In summary, right ventricular–pulmonary arterial (RV–PA) coupling refers to the ability of the right ventricle to generate sufficient pressure and flow to effectively open the pulmonary valve and deliver blood into the pulmonary circulation in the face of a given afterload. In the normal transitional circulation, a rapid postnatal fall in pulmonary vascular resistance allows efficient RV–PA coupling, with modest RV systolic pressure translating into forward pulmonary blood flow. In the setting of functional pulmonary valve atresia or severe functional pulmonary stenosis, this coupling is lost. Markedly elevated pulmonary vascular resistance, excessive intrathoracic pressure, or impaired RV systolic performance prevent RV pressure generation from being effectively transmitted across the pulmonary valve, resulting in absent or severely reduced antegrade flow despite a structurally normal valve. In this uncoupled state, RV systolic pressure may be normal or only mildly elevated, yet pulmonary blood flow remains critically low. RV–PA uncoupling has important physiological and clinical implications. Because the RV is unable to eject forward, pulmonary blood flow becomes ductal-dependent, and RV stroke volume is often redirected backward through tricuspid regurgitation into the low-pressure right atrium. Standard echocardiographic indices of RV systolic function may therefore appear preserved, masking significant RV strain. Restoration of RV–PA coupling requires reduction of pulmonary vascular resistance, optimization of lung volumes and intrathoracic pressures, and support of RV preload and contractility. As coupling improves, even modest increases in RV systolic performance can result in reopening of the pulmonary valve and re-establishment of antegrade pulmonary blood flow, underscoring the dynamic and reversible nature of functional pulmonary valvular atresia and stenosis.
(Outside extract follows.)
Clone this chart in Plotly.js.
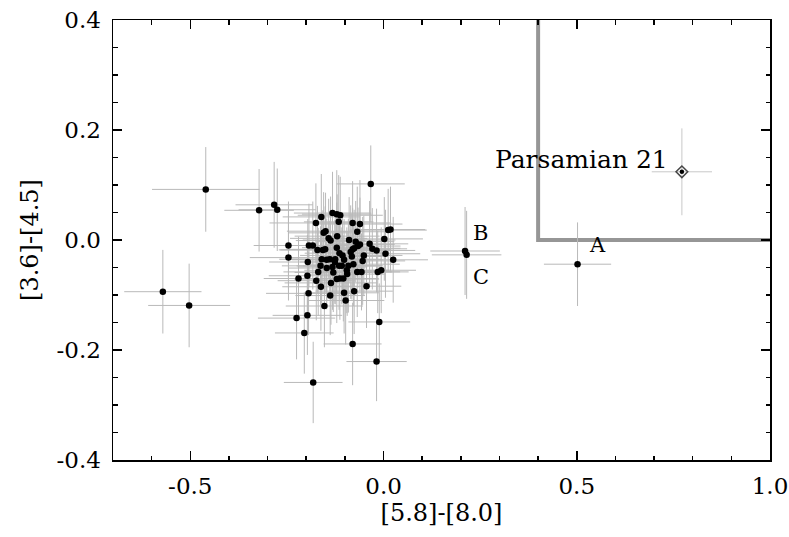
<!DOCTYPE html>
<html><head><meta charset="utf-8">
<script src="https://cdn.plot.ly/plotly-3.0.1.min.js"></script>
<style>html,body{margin:0;padding:0;background:#fff}</style>
</head><body><div id="chart" style="width:789px;height:537px"></div>
<script>
// Sources: [5.8]-[8.0] colour (x), [3.6]-[4.5] colour (y), and their errors
const starX = [
 -0.132,-0.121,-0.112,-0.161,-0.175,-0.116,-0.080,-0.061,-0.155,-0.150,
 -0.068,-0.120,-0.142,-0.137,-0.089,-0.072,-0.061,-0.066,-0.193,-0.183,
 -0.157,-0.151,-0.121,-0.080,-0.076,-0.171,-0.114,-0.106,-0.085,-0.082,
 -0.051,-0.160,-0.147,-0.139,-0.196,-0.125,-0.126,-0.102,-0.054,-0.163,
 -0.132,-0.147,-0.115,-0.108,-0.091,-0.078,-0.197,-0.169,-0.130,-0.095,
 -0.094,-0.068,-0.057,-0.121,-0.113,-0.104,-0.174,-0.136,-0.162,-0.102,
 -0.076,-0.194,-0.138,-0.098,-0.153,
 -0.246,-0.246,-0.220,-0.225,-0.197,-0.205,-0.182,-0.033,-0.011,-0.080,
 -0.018,-0.044,0.025,0.012,0.018,0.002,0.005,-0.015,-0.006,-0.018,
 -0.029,-0.036,
 -0.460,-0.322,-0.283,-0.275,-0.571,-0.503,
 0.502,0.211,0.215
];
const starY = [
 0.049,0.047,0.045,0.042,0.031,0.033,0.031,0.029,0.013,0.016,
 0.015,0.007,0.003,-0.001,0.000,-0.003,-0.008,-0.011,-0.010,-0.010,
 -0.018,-0.017,-0.014,-0.017,-0.015,-0.018,-0.024,-0.028,-0.022,-0.030,
 -0.028,-0.035,-0.036,-0.035,-0.040,-0.035,-0.040,-0.036,-0.038,-0.047,
 -0.049,-0.051,-0.047,-0.047,-0.047,-0.044,-0.065,-0.058,-0.059,-0.055,
 -0.062,-0.058,-0.058,-0.071,-0.070,-0.070,-0.074,-0.078,-0.085,-0.096,
 -0.093,-0.097,-0.101,-0.110,-0.120,
 -0.010,-0.032,-0.070,-0.142,-0.137,-0.169,-0.259,0.102,-0.149,-0.189,
 -0.221,-0.084,-0.036,0.018,0.019,0.002,-0.025,-0.058,-0.055,-0.019,
 -0.016,-0.007,
 0.092,0.054,0.064,0.055,-0.094,-0.119,
 -0.044,-0.020,-0.027
];
const starErrX = [
 0.10,0.09,0.11,0.10,0.12,0.09,0.10,0.11,0.09,0.10,
 0.08,0.11,0.10,0.09,0.12,0.10,0.09,0.11,0.10,0.09,
 0.11,0.10,0.09,0.10,0.12,0.10,0.09,0.11,0.10,0.08,
 0.10,0.11,0.09,0.10,0.10,0.12,0.09,0.10,0.11,0.10,
 0.09,0.10,0.11,0.10,0.09,0.12,0.10,0.09,0.10,0.11,
 0.10,0.09,0.10,0.11,0.10,0.09,0.10,0.12,0.10,0.09,
 0.10,0.11,0.09,0.10,0.10,
 0.09,0.10,0.09,0.10,0.09,0.076,0.076,0.088,0.08,0.075,
 0.078,0.09,0.09,0.10,0.09,0.10,0.09,0.08,0.09,0.10,
 0.09,0.10,
 0.139,0.09,0.10,0.10,0.10,0.106,
 0.087,0.09,0.09
];
const starErrY = [
 0.075,0.080,0.070,0.078,0.072,0.085,0.076,0.080,0.074,0.070,
 0.082,0.076,0.072,0.080,0.078,0.074,0.085,0.070,0.076,0.080,
 0.072,0.078,0.082,0.075,0.070,0.080,0.076,0.074,0.085,0.078,
 0.072,0.080,0.075,0.070,0.078,0.082,0.076,0.074,0.080,0.072,
 0.078,0.075,0.080,0.070,0.085,0.076,0.074,0.080,0.072,0.078,
 0.076,0.082,0.070,0.080,0.075,0.078,0.072,0.076,0.080,0.074,
 0.078,0.076,0.072,0.080,0.075,
 0.08,0.078,0.076,0.075,0.072,0.074,0.074,0.07,0.07,0.075,
 0.072,0.076,0.078,0.075,0.078,0.076,0.08,0.075,0.078,0.076,
 0.074,0.078,
 0.077,0.075,0.078,0.075,0.076,0.076,
 0.076,0.08,0.08
];

// Parsamian 21
const parX = [0.772];
const parY = [0.124];
const parErrX = [0.078];
const parErrY = [0.079];

// Selection box corner line
const boxX = [0.4, 0.4, 1.0];
const boxY = [0.4, 0.0, 0.0];

// Labels
const labelText = ['Parsamian 21', 'B', 'C', 'A'];
const labelX = [0.512, 0.252, 0.252, 0.553];
const labelY = [0.147, 0.013, -0.067, -0.009];
const labelSize = [25, 21, 21, 21];

// Tick labels
const xTickVals = [-0.5, 0.0, 0.5, 1.0];
const xTickText = ['-0.5', '0.0', '0.5', '1.0'];
const yTickVals = [-0.4, -0.2, 0.0, 0.2, 0.4];
const yTickText = ['-0.4', '-0.2', '0.0', '0.2', '0.4'];

const FONT = 'DejaVu Serif, Liberation Serif, serif';
const ebColor = 'rgb(185,185,185)';

const traces = [
  {
    x: boxX, y: boxY, type: 'scatter', mode: 'lines',
    line: {color: 'rgb(150,150,150)', width: 4},
    hoverinfo: 'skip', cliponaxis: false
  },
  {
    x: starX, y: starY, type: 'scatter', mode: 'markers',
    marker: {color: 'black', size: 6.5},
    error_x: {type: 'data', array: starErrX, color: ebColor, thickness: 1, width: 0},
    error_y: {type: 'data', array: starErrY, color: ebColor, thickness: 1, width: 0}
  },
  {
    x: parX, y: parY, type: 'scatter', mode: 'markers',
    marker: {symbol: 'diamond-open', color: 'rgb(70,70,70)', size: 9, line: {width: 1.5}},
    error_x: {type: 'data', array: parErrX, color: 'rgb(200,200,200)', thickness: 1, width: 0},
    error_y: {type: 'data', array: parErrY, color: 'rgb(200,200,200)', thickness: 1, width: 0}
  },
  {
    x: parX, y: parY, type: 'scatter', mode: 'markers',
    marker: {symbol: 'circle', color: 'black', size: 4.5}
  }
];

const annotations = labelText.map((t, i) => ({
  text: t, x: labelX[i], y: labelY[i], xref: 'x', yref: 'y',
  showarrow: false, font: {family: FONT, size: labelSize[i], color: 'black'}
}));

const axisCommon = {
  showgrid: false, zeroline: false, showline: true, mirror: 'ticks',
  linecolor: 'black', linewidth: 1.5,
  ticks: 'inside', ticklen: 9, tickwidth: 1.5, tickcolor: 'black',
  tickfont: {family: FONT, size: 23, color: 'black'},
  tickmode: 'array'
};

const layout = {
  width: 789, height: 537,
  margin: {l: 113, r: 19, t: 20, b: 77},
  paper_bgcolor: 'white', plot_bgcolor: 'white',
  showlegend: false,
  font: {family: FONT, color: 'black'},
  xaxis: Object.assign({}, axisCommon, {
    range: [-0.7, 1.0],
    tickvals: xTickVals, ticktext: xTickText,
    ticklabelstandoff: 5,
    minor: {ticks: 'inside', ticklen: 4.5, tickwidth: 1.5, tickcolor: 'black', tick0: 0, dtick: 0.1},
    title: {text: '[5.8]-[8.0]', font: {family: FONT, size: 24, color: 'black'}, standoff: 3}
  }),
  yaxis: Object.assign({}, axisCommon, {
    range: [-0.4, 0.4],
    tickvals: yTickVals, ticktext: yTickText,
    ticklabelstandoff: 6,
    minor: {ticks: 'inside', ticklen: 4.5, tickwidth: 1.5, tickcolor: 'black', tick0: 0, dtick: 0.05},
    title: {text: '[3.6]-[4.5]', font: {family: FONT, size: 24, color: 'black'}, standoff: 11}
  }),
  annotations: annotations
};

Plotly.newPlot('chart', traces, layout, {displayModeBar: false, staticPlot: true});
</script>
</body></html>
Targeted Neonatal Echocardiography Example of Functional Pulmonary Valve Stenosis

Example 3

Following a reduction in mean airway pressure—thereby lowering PVR by relieving intra-alveolar, pressure-related compression of the pulmonary vascular bed—low-dose iNO was introduced stepwise to achieve transient pulmonary vasodilation. This aimed to counter reactive pulmonary vasoconstriction that likely developed after prolonged exposure to high MAP, with progressive RV pressure load and strain culminating in tricuspid regurgitation, and to support the circulation until RV recovery. The hemodynamic response was immediate: the atrial shunt across the PFO shifted to predominantly left-to-right, consistent with improved RV emptying and increased antegrade flow from the RV to the MPA. The resulting rise in pulmonary blood flow increased LA preload, reduced the right-to-left atrial gradient, and effectively reversed the interatrial shunt (with only brief, residual right-to-left flow). Clinically, both pre- and post-ductal saturations rapidly rose to 100%, allowing prompt weaning of supplemental oxygen. On re-evaluation, RV systolic function had recovered and tricuspid regurgitation had decreased—improving effective forward RV output—so iNO was subsequently weaned.